● **PROBLEM DETAILS**: Exactly the lines from the start of the data through the line containing "46.8, 49.2, 51.6];" should be output, with both ends kept and nothing added.

|---|

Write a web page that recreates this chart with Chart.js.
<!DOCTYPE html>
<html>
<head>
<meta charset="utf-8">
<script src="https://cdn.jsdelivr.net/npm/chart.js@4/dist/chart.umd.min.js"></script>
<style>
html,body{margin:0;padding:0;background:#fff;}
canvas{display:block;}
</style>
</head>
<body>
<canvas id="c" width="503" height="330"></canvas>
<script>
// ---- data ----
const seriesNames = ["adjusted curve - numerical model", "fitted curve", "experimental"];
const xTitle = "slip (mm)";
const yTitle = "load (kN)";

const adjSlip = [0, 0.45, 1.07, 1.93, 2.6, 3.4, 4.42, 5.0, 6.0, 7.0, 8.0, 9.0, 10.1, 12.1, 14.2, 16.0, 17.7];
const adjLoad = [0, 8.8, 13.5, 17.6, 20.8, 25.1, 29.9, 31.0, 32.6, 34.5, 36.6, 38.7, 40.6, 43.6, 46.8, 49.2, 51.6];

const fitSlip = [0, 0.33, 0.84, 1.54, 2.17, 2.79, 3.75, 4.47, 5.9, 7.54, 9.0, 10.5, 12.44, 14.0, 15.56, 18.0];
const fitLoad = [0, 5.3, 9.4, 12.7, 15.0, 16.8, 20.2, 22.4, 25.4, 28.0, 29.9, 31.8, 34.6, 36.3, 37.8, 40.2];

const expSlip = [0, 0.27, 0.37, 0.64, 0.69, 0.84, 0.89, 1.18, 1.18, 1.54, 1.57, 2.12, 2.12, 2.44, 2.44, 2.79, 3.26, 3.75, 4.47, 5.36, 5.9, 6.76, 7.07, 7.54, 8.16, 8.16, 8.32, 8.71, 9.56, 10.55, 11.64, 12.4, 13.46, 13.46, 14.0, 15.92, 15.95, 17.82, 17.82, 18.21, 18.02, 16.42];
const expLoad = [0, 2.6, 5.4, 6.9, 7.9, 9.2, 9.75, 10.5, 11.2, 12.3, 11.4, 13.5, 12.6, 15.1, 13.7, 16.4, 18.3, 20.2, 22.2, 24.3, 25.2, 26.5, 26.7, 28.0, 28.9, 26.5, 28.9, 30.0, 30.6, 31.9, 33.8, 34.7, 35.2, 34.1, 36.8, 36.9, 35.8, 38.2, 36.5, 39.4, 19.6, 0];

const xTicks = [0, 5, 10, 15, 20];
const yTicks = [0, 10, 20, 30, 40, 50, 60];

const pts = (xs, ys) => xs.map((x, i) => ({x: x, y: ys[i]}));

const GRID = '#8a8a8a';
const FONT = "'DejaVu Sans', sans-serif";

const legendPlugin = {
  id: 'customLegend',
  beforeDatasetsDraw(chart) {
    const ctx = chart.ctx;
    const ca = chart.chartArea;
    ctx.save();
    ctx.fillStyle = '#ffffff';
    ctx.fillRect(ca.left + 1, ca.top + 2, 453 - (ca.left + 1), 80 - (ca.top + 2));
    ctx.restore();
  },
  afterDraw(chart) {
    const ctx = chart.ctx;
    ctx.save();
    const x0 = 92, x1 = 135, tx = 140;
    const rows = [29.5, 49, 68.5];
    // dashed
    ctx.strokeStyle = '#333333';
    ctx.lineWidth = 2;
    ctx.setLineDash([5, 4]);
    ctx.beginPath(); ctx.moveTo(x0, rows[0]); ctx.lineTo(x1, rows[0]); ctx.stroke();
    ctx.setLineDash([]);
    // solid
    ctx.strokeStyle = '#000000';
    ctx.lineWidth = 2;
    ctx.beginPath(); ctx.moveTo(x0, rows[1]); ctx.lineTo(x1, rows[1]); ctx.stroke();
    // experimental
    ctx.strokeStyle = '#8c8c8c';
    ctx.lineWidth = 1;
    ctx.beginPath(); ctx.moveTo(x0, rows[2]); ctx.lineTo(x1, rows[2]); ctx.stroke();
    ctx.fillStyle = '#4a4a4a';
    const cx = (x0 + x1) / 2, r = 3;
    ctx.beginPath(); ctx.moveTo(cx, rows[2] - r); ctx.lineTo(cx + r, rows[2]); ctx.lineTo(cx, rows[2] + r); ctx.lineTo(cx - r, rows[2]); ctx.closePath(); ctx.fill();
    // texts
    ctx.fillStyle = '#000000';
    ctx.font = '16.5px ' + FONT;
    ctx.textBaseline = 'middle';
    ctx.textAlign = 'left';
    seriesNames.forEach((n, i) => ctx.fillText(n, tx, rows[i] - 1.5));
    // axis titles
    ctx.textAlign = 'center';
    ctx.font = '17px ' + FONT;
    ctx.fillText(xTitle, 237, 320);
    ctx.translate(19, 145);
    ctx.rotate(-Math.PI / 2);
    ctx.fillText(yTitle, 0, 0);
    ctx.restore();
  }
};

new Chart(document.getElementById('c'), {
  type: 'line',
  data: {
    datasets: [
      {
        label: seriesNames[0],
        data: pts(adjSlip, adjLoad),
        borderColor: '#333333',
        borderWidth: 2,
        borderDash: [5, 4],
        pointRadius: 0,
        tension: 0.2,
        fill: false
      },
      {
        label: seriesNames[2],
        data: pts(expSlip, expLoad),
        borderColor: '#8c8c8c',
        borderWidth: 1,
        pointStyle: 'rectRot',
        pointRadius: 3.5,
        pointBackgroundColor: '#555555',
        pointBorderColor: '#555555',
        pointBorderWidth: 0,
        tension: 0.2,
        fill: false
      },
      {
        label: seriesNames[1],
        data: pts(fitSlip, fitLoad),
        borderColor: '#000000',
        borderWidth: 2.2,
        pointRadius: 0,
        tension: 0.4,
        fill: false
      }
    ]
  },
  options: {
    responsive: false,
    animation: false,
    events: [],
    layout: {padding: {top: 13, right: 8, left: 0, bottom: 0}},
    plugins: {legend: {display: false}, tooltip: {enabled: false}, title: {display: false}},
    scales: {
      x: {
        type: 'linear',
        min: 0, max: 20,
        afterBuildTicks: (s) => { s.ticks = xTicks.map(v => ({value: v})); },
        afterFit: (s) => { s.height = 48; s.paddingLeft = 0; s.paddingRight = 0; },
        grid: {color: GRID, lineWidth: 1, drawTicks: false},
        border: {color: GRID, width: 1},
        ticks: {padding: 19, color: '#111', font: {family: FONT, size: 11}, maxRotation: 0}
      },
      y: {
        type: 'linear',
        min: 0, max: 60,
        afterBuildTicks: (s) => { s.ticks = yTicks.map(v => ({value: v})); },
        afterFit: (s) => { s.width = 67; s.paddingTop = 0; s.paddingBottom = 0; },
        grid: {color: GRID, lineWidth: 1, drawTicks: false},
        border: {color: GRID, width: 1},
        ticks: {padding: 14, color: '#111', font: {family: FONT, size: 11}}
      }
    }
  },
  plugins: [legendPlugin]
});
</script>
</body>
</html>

|---|

● **THE RESULT**:
Write a web page that recreates this chart with Chart.js.
<!DOCTYPE html>
<html>
<head>
<meta charset="utf-8">
<script src="https://cdn.jsdelivr.net/npm/chart.js@4/dist/chart.umd.min.js"></script>
<style>
html,body{margin:0;padding:0;background:#fff;}
canvas{display:block;}
</style>
</head>
<body>
<canvas id="c" width="503" height="330"></canvas>
<script>
// ---- data ----
const seriesNames = ["adjusted curve - numerical model", "fitted curve", "experimental"];
const xTitle = "slip (mm)";
const yTitle = "load (kN)";

const adjSlip = [0, 0.45, 1.07, 1.93, 2.6, 3.4, 4.42, 5.0, 6.0, 7.0, 8.0, 9.0, 10.1, 12.1, 14.2, 16.0, 17.7];
const adjLoad = [0, 8.8, 13.5, 17.6, 20.8, 25.1, 29.9, 31.0, 32.6, 34.5, 36.6, 38.7, 40.6, 43.6, 46.8, 49.2, 51.6];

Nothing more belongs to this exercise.